## DATA FOR THIS EXERCISE
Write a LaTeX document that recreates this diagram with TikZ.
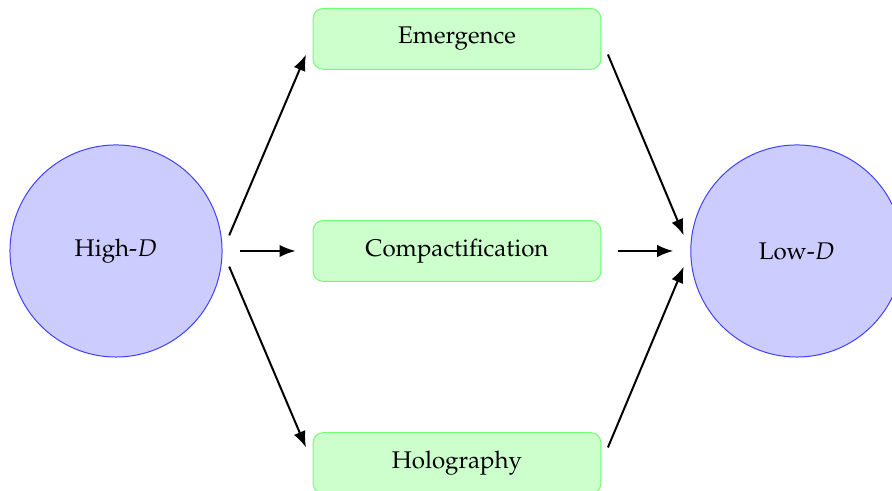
\documentclass[tikz,border=0pt]{standalone}
\usepackage[T1]{fontenc}
\usepackage{mathpazo}
\usepackage{tikz}
\usetikzlibrary{arrows.meta}
\tikzset{
	dimnode/.style={circle, draw=blue!75, fill=blue!20, minimum size=3cm, font=\fontsize{9.7}{11.6}\selectfont},
	routebox/.style={rectangle, rounded corners=4pt, draw=green!55, fill=green!20, minimum width=4.07cm, minimum height=0.86cm, font=\fontsize{9.7}{11.6}\selectfont},
	flowarrow/.style={thick, -{Latex[length=6.5pt,width=5pt]}, shorten <=0.24cm, shorten >=0.24cm}
}

\begin{document}
\begin{tikzpicture}
		%%%%% START %%%%%
		
		\useasboundingbox (-1.641, 3.55) rectangle (10.976, -3.381);
		
		\node[dimnode] (high) at (0, 0) {High-$D$};
		\node[dimnode] (low) at (9.63, 0) {Low-$D$};
		
		\node[routebox] (emergence) at (4.823, 3) {Emergence};
		\node[routebox] (compact) at (4.823, 0) {Compactification};
		\node[routebox] (holo) at (4.823, -3) {Holography};
		
		\draw[flowarrow] (high.east) -- (emergence.west);
		\draw[flowarrow] (high.east) -- (compact.west);
		\draw[flowarrow] (high.east) -- (holo.west);
		
		\draw[flowarrow] (emergence.east) -- (low.west);
		\draw[flowarrow] (compact.east) -- (low.west);
		\draw[flowarrow] (holo.east) -- (low.west);
		
		%%%%% END %%%%%
	\end{tikzpicture}
\end{document}
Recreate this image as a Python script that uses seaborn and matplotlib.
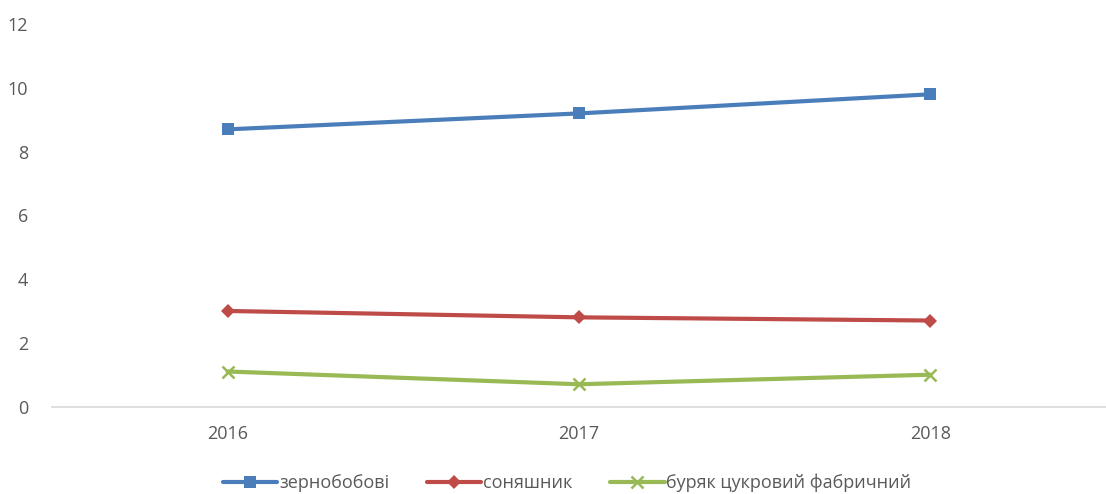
import matplotlib
matplotlib.use("Agg")
import matplotlib.pyplot as plt
import seaborn as sns
import pandas as pd

years = ["2016", "2017", "2018"]
legumes = [8.7, 9.2, 9.8]
sunflower = [3.0, 2.8, 2.7]
sugar_beet = [1.1, 0.7, 1.0]
series_names = ["зернобобові", "соняшник", "буряк цукровий фабричний"]

sns.set_theme(style="white")
plt.rcParams["font.family"] = ["Open Sans", "DejaVu Sans"]

colors = ["#4A7EBB", "#BE4B48", "#98B954"]
marker_styles = [
    dict(marker="s", markersize=8.5, markeredgewidth=0),
    dict(marker="D", markersize=7.5, markeredgewidth=0),
    dict(marker="x", markersize=8, markeredgewidth=1.8),
]

fig = plt.figure(figsize=(11.06, 4.94), dpi=100)
ax = fig.add_axes([0.047, 0.177, 0.953, 0.774])

for name, values, color, mstyle in zip(series_names, [legumes, sunflower, sugar_beet],
                                       colors, marker_styles):
    sns.lineplot(x=years, y=values, color=color, linewidth=3, sort=False,
                 label=name, markeredgecolor=color, ax=ax, **mstyle)

ax.set_ylim(0, 12)
ax.set_yticks(range(0, 13, 2))
ax.set_xlim(-0.5, 2.5)
ax.set_xlabel("")
ax.set_ylabel("")
for s in ["top", "right", "left"]:
    ax.spines[s].set_visible(False)
ax.spines["bottom"].set_color("#D9D9D9")
ax.spines["bottom"].set_linewidth(1.2)
ax.tick_params(axis="both", length=0, labelsize=13, labelcolor="#595959")
ax.tick_params(axis="x", pad=13)
ax.tick_params(axis="y", pad=17)

handles, labels = ax.get_legend_handles_labels()
ax.get_legend().remove()
fig.legend(handles, labels, loc="center", bbox_to_anchor=(0.513, 0.022),
           ncol=3, frameon=False, fontsize=13, handlelength=3.0,
           columnspacing=2.1, handletextpad=0.1, labelcolor="#595959")

fig.savefig("out.png", dpi=100)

## EXERCISE OBJECTIVE
Omit every picture, and please return the entries exactly from the first line through the line with "ax = fig.add_axes([0.047, 0.177, 0.953, 0.774])", both included.

## CORRECT OUTPUT
Write a LaTeX document that recreates this diagram with TikZ.
\documentclass[tikz,border=0pt]{standalone}
\usepackage[T1]{fontenc}
\usepackage{mathpazo}
\usepackage{tikz}
\usetikzlibrary{arrows.meta}
\tikzset{
	dimnode/.style={circle, draw=blue!75, fill=blue!20, minimum size=3cm, font=\fontsize{9.7}{11.6}\selectfont},
	routebox/.style={rectangle, rounded corners=4pt, draw=green!55, fill=green!20, minimum width=4.07cm, minimum height=0.86cm, font=\fontsize{9.7}{11.6}\selectfont},
	flowarrow/.style={thick, -{Latex[length=6.5pt,width=5pt]}, shorten <=0.24cm, shorten >=0.24cm}
}

\begin{document}
\begin{tikzpicture}
		%%%%% START %%%%%
		
		\useasboundingbox (-1.641, 3.55) rectangle (10.976, -3.381);
		
		\node[dimnode] (high) at (0, 0) {High-$D$};
		\node[dimnode] (low) at (9.63, 0) {Low-$D$};
		
		\node[routebox] (emergence) at (4.823, 3) {Emergence};
		\node[routebox] (compact) at (4.823, 0) {Compactification};
		\node[routebox] (holo) at (4.823, -3) {Holography};
		
		\draw[flowarrow] (high.east) -- (emergence.west);
		\draw[flowarrow] (high.east) -- (compact.west);
		\draw[flowarrow] (high.east) -- (holo.west);
		
		\draw[flowarrow] (emergence.east) -- (low.west);
		\draw[flowarrow] (compact.east) -- (low.west);
		\draw[flowarrow] (holo.east) -- (low.west);
		
		%%%%% END %%%%%
	\end{tikzpicture}
\end{document}
Recreate this image as a Python script that uses seaborn and matplotlib.
import matplotlib
matplotlib.use("Agg")
import matplotlib.pyplot as plt
import seaborn as sns
import pandas as pd

years = ["2016", "2017", "2018"]
legumes = [8.7, 9.2, 9.8]
sunflower = [3.0, 2.8, 2.7]
sugar_beet = [1.1, 0.7, 1.0]
series_names = ["зернобобові", "соняшник", "буряк цукровий фабричний"]

sns.set_theme(style="white")
plt.rcParams["font.family"] = ["Open Sans", "DejaVu Sans"]

colors = ["#4A7EBB", "#BE4B48", "#98B954"]
marker_styles = [
    dict(marker="s", markersize=8.5, markeredgewidth=0),
    dict(marker="D", markersize=7.5, markeredgewidth=0),
    dict(marker="x", markersize=8, markeredgewidth=1.8),
]

fig = plt.figure(figsize=(11.06, 4.94), dpi=100)
ax = fig.add_axes([0.047, 0.177, 0.953, 0.774])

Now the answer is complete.